Exercise »
Tally the lines that contain the string "this" and state that total without comment.

________________________________________

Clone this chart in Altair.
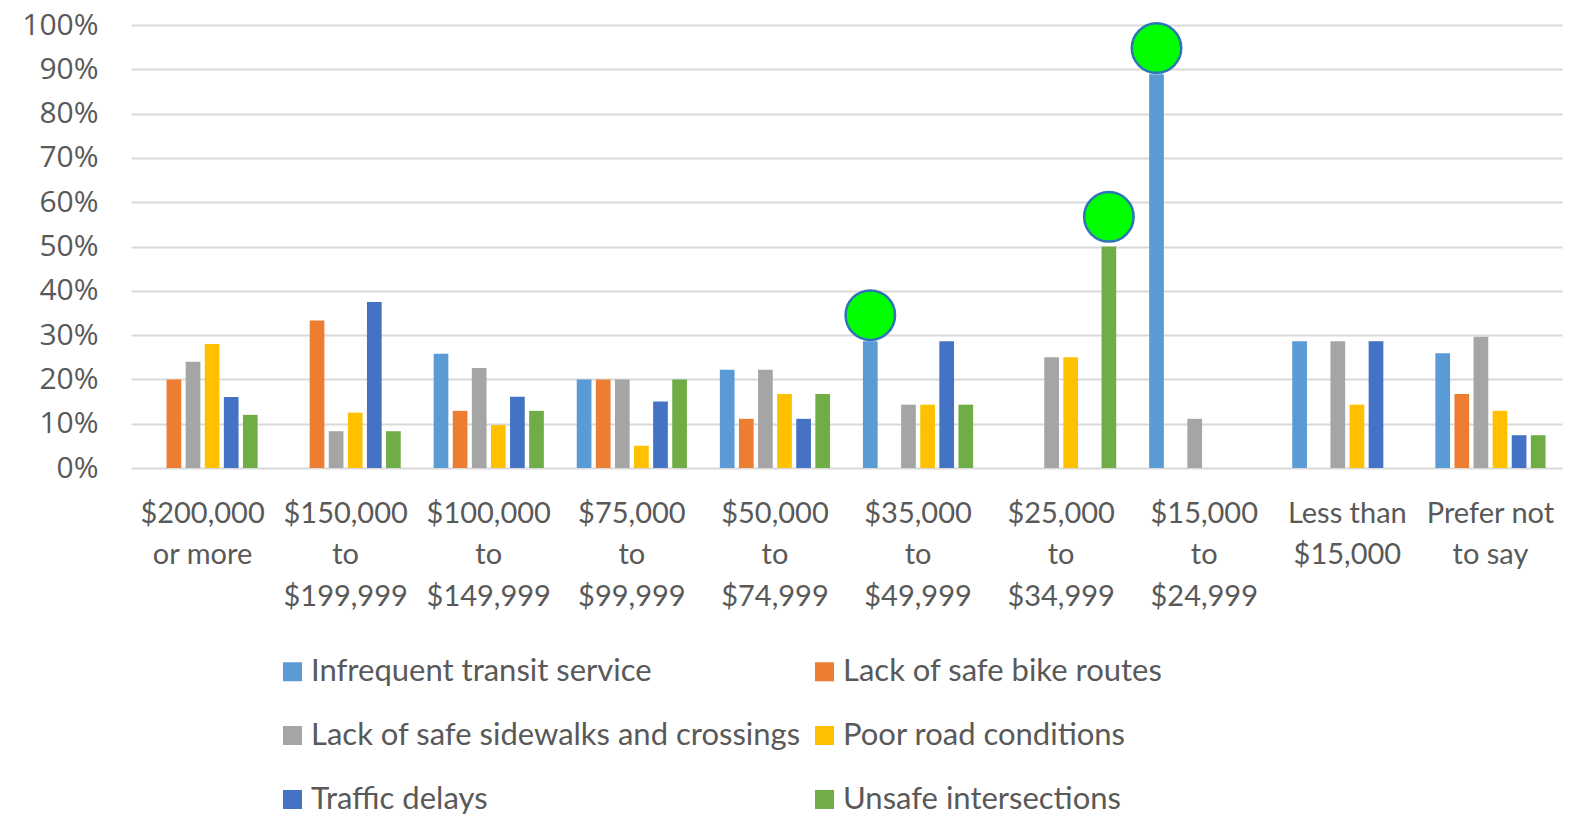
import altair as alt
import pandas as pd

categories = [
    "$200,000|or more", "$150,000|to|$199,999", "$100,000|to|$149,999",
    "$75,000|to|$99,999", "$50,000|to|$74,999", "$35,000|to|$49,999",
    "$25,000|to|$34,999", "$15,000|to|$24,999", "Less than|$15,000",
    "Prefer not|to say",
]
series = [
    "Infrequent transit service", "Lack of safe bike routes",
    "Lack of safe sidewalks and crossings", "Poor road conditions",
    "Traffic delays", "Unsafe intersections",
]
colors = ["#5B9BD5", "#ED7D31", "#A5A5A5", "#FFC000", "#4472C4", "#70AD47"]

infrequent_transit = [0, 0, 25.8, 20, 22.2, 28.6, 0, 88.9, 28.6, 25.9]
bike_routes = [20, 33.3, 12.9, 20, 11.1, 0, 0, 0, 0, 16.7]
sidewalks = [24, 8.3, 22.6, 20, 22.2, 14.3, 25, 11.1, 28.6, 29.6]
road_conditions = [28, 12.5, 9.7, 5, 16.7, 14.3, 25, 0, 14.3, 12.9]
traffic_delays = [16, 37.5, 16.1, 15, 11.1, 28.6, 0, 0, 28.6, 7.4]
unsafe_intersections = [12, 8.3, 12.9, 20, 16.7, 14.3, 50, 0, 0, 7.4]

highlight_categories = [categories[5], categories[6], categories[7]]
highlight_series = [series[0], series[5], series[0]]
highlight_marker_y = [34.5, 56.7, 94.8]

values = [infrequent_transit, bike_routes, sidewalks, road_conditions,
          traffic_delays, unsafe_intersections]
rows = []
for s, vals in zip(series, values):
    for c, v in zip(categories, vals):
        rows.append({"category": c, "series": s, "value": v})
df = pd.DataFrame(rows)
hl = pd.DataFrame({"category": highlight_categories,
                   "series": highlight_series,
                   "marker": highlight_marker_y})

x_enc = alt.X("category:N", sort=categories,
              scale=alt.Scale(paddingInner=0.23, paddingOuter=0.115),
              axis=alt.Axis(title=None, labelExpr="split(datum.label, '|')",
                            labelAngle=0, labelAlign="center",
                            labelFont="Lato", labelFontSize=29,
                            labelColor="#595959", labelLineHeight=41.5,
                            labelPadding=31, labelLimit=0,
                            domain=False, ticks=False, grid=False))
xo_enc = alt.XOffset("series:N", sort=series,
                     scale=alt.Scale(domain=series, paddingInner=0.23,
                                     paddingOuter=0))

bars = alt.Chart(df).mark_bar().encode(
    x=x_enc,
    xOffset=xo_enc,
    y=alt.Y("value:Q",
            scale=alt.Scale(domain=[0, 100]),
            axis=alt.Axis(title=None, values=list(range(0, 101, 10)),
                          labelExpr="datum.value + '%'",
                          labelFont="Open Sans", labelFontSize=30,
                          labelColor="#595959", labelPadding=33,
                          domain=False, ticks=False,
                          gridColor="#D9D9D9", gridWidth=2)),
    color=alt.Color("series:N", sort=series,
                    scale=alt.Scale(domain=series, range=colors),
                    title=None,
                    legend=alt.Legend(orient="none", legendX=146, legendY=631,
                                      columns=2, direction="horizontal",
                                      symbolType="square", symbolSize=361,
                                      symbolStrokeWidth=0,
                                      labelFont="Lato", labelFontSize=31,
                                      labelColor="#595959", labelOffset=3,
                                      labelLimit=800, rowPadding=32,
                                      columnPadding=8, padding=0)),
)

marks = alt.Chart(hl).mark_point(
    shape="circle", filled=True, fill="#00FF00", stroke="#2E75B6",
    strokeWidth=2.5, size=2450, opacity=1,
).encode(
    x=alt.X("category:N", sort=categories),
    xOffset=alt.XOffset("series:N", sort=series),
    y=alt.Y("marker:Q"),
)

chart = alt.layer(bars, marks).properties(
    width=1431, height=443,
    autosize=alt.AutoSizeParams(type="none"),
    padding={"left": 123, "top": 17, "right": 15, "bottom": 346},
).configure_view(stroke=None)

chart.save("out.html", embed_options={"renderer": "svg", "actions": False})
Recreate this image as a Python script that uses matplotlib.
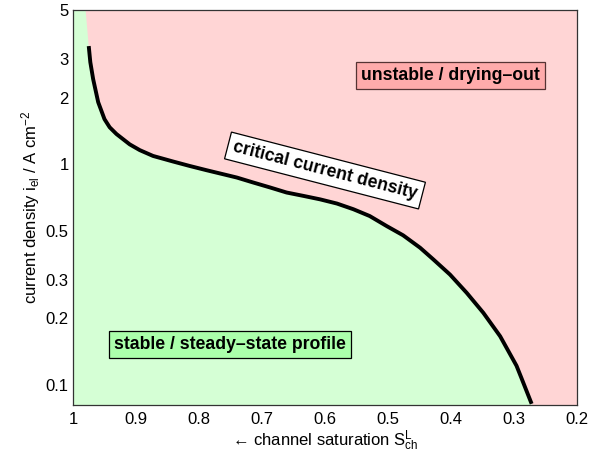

________________________________________

Task solution »
2